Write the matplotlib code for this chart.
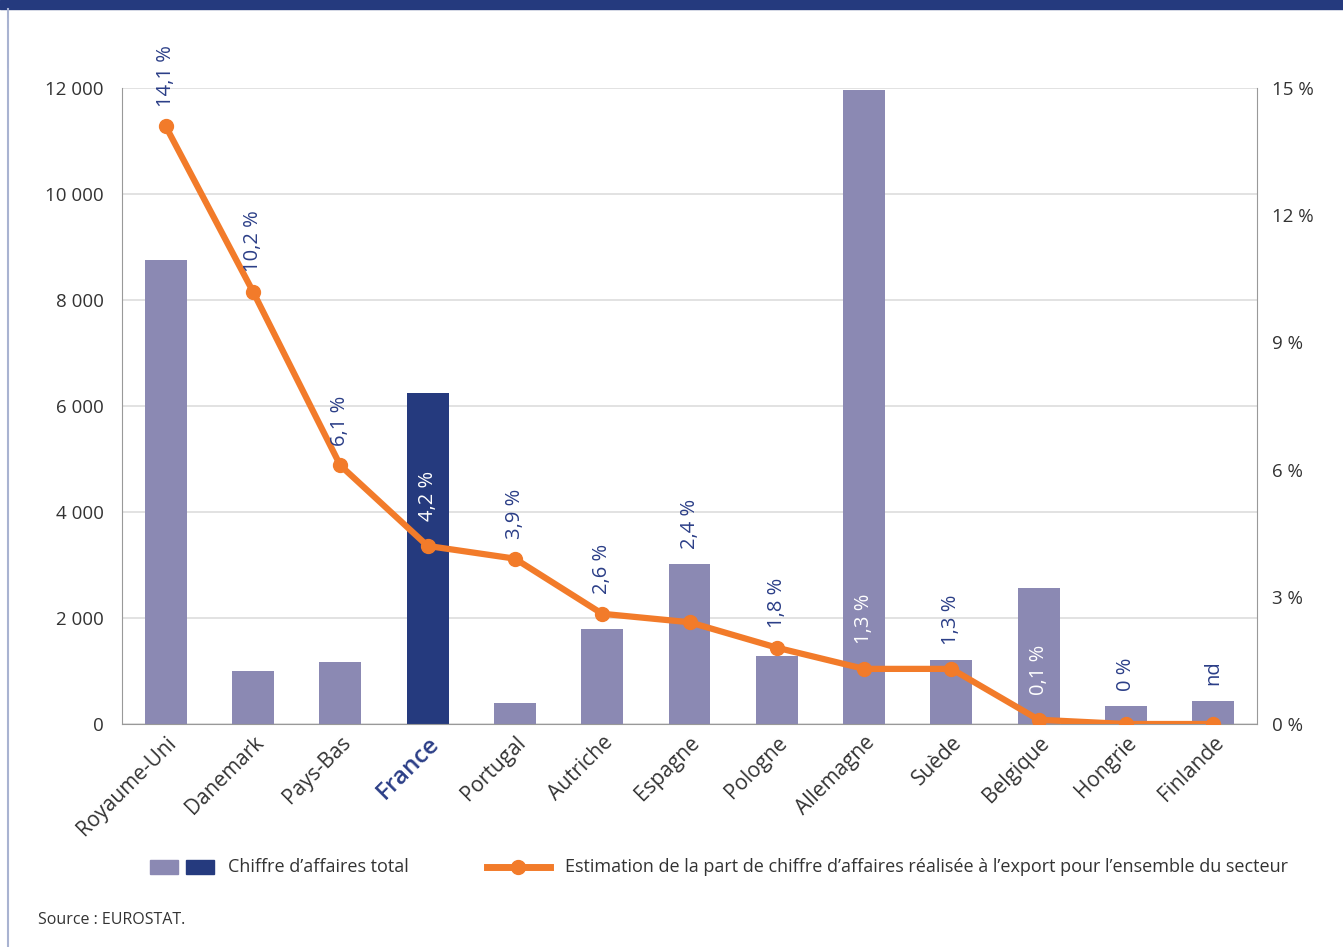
import numpy as np
import matplotlib.pyplot as plt
from matplotlib.patches import Rectangle
from matplotlib.lines import Line2D

plt.rcParams['font.family'] = ['Open Sans', 'DejaVu Sans']

# data
pays = ['Royaume-Uni', 'Danemark', 'Pays-Bas', 'France', 'Portugal', 'Autriche', 'Espagne',
        'Pologne', 'Allemagne', 'Suède', 'Belgique', 'Hongrie', 'Finlande']
chiffre_affaires = [8750, 1000, 1170, 6250, 400, 1800, 3020, 1290, 11960, 1210, 2570, 340, 440]
part_export = [14.1, 10.2, 6.1, 4.2, 3.9, 2.6, 2.4, 1.8, 1.3, 1.3, 0.1, 0.0, 0.0]
etiquettes = ['14,1 %', '10,2 %', '6,1 %', '4,2 %', '3,9 %', '2,6 %', '2,4 %', '1,8 %',
              '1,3 %', '1,3 %', '0,1 %', '0 %', 'nd']
dans_barre = [False, False, False, True, False, False, False, False, True, False, True, False, False]

clair = '#8B89B3'
fonce = '#253A7E'
orange = '#F27B2A'
texte_bleu = '#2B3E87'
gris = '#333333'

fig = plt.figure(figsize=(13.43, 9.47), dpi=100)
ax = fig.add_axes([122/1343, 1-724/947, 1135/1343, 636/947])
ax2 = ax.twinx()

x = np.arange(len(pays))
couleurs = [fonce if p == 'France' else clair for p in pays]
ax.bar(x, chiffre_affaires, width=0.48, color=couleurs, zorder=2)
ax.set_xlim(-0.5, len(pays) - 0.5)
ax.set_ylim(0, 12000)
ax.set_yticks(np.arange(0, 12001, 2000))
ax.set_yticklabels([f'{v:,}'.replace(',', ' ') for v in range(0, 12001, 2000)],
                   fontsize=13.5, color=gris)
ax.yaxis.grid(True, color='#DDDDDD', linewidth=1.2, zorder=0)
ax.set_axisbelow(True)
ax.tick_params(axis='y', length=0, pad=13)
ax.set_xticks(x)
ax.set_xticklabels(pays, rotation=45, ha='right', va='top', rotation_mode='anchor',
                   fontsize=15, color=gris)
for lab in ax.get_xticklabels():
    if lab.get_text() == 'France':
        lab.set_color(texte_bleu)
        lab.set_fontsize(17.5)
        lab.set_fontweight('semibold')
ax.tick_params(axis='x', length=0, pad=6)

for s in ['left', 'right', 'bottom']:
    ax.spines[s].set_color('#999999')
ax.spines['top'].set_visible(False)
for s in ax2.spines.values():
    s.set_visible(False)

ax2.plot(x, part_export, color=orange, linewidth=4.5, marker='o', markersize=10,
         solid_joinstyle='round', zorder=3)
ax2.set_ylim(0, 15)
ax2.set_yticks(np.arange(0, 16, 3))
ax2.set_yticklabels([f'{v} %' for v in range(0, 16, 3)], fontsize=13.5, color=gris)
ax2.tick_params(length=0, pad=11)

# etiquettes au-dessus du point ou de la barre
for xi, v, b, t, dedans in zip(x, part_export, chiffre_affaires, etiquettes, dans_barre):
    barre_pct = b / 12000 * 15
    if dedans:
        y, dy = v, 18
    elif barre_pct > v:
        y, dy = barre_pct, 11
    else:
        y, dy = v, 14
    ax2.annotate(t, (xi, y), xytext=(0, dy), textcoords='offset points',
                 rotation=90, ha='center', va='bottom', fontsize=14.5,
                 color='white' if dedans else texte_bleu, zorder=4)

# bandeau et bordure
fig.patches.append(Rectangle((0, 1-9/947), 1, 9/947, transform=fig.transFigure,
                             color=fonce, zorder=0))
fig.add_artist(Line2D([8/1343, 8/1343], [0, 1-9/947], color='#A9B3D1', linewidth=1.5))

# legende
ly = 1 - 867/947
fig.patches.append(Rectangle((150/1343, ly-7/947), 28/1343, 14/947, transform=fig.transFigure,
                             color=clair))
fig.patches.append(Rectangle((186/1343, ly-7/947), 28/1343, 14/947, transform=fig.transFigure,
                             color=fonce))
fig.text(228/1343, ly, "Chiffre d’affaires total", fontsize=13, color=gris, va='center')
fig.add_artist(Line2D([487/1343, 550/1343], [ly, ly], color=orange, linewidth=5,
                      transform=fig.transFigure))
fig.add_artist(Line2D([518/1343], [ly], color=orange, marker='o', markersize=10,
                      transform=fig.transFigure))
fig.text(565/1343, ly, "Estimation de la part de chiffre d’affaires réalisée à l’export pour l’ensemble du secteur",
         fontsize=13, color=gris, va='center')

fig.text(38/1343, 1-920/947, 'Source : EUROSTAT.', fontsize=11.5, color=gris, va='center')

fig.savefig('out.png', dpi=100)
::::::
- [WHAT THE EXERCISE ASKS]: The lines from the start of the data through the line that contains "plt.rcParams['font.family'] = ['Open" are to be returned exactly, please, with both ends included and every picture left out.

- [RESULT OF THIS EXERCISE]:
Write the matplotlib code for this chart.
import numpy as np
import matplotlib.pyplot as plt
from matplotlib.patches import Rectangle
from matplotlib.lines import Line2D

plt.rcParams['font.family'] = ['Open Sans', 'DejaVu Sans']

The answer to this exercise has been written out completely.